Все засмеялись. Видимо, Верлен не упускал случая подтрунить над чудаком-сценаристом.
Меню было не слишком длинное, но изысканное. Таня, не в силах удержаться от любопытства, заказала на закуску паштет из лосося - Верлен уже успел рассказать ей, что первоклассный лосось подается в Канаде повсюду. Света взяла салат с омаром, Иван с Федором - по коктейлю с креветками. Поль настоял, чтобы все заказали на второе стейк или ростбиф с печеной картошкой. "Вы успеете попробовать все остальное потом, - смеялся он, - но в первый вечер в Канаде я обязан угостить вас самым типичным блюдом в нашей стране - не считая, конечно, гамбургера, который оставим на потом, когда истощатся мои капиталы." Свой стейк он попросил изготовить с кровью. Таня, слегка испугавшись, заказала хорошо прожаренный.
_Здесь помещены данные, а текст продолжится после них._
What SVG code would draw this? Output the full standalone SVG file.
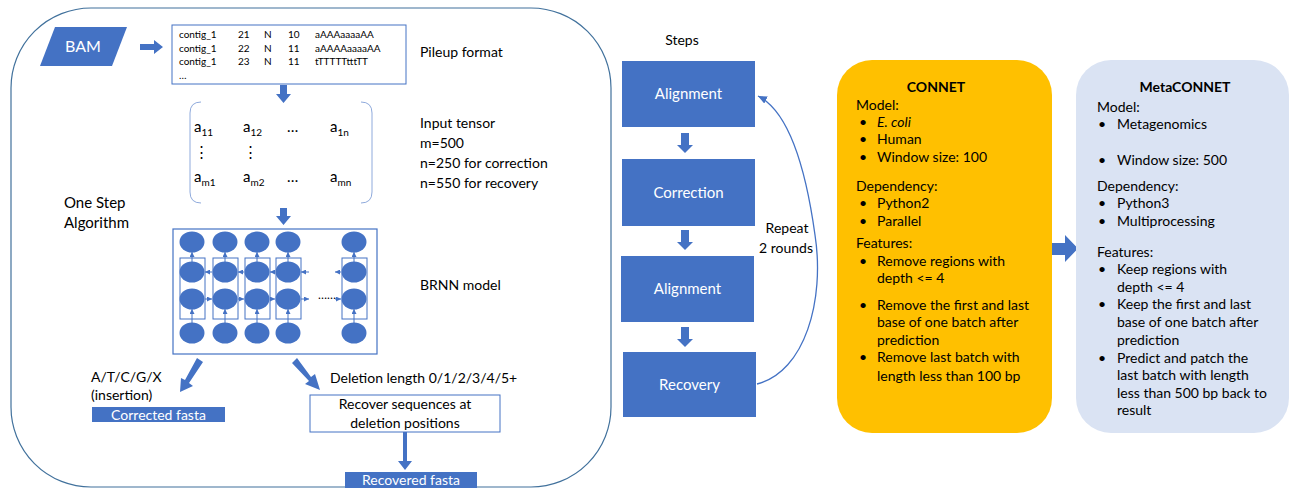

Татаринов от второго блюда отказался. Ему принесли ассорти из французских сыров, украшенное гроздью винограда и несколькими черными, словно лаковыми маслинами. Но и пикантный бри, и рокфор, украшенный черными прожилками, подобно старому ониксу, и бледно-желтые ломтики знаменитой квебекской "Оки" сценарист, как и следовало ожидать, хватал с блюда прямо пальцами, вытирая их затем о свои видавшие виды джинсы. Стол перед ним был уже обильно покрыт крошками и пятнами от разлитого соуса.
Тем временем официант принес бутылку вина, с которой обращался с особым почтением. Один глоток был налит для дегустации Верлену. Попробовав с видом знатока, он одобрительно кивнул.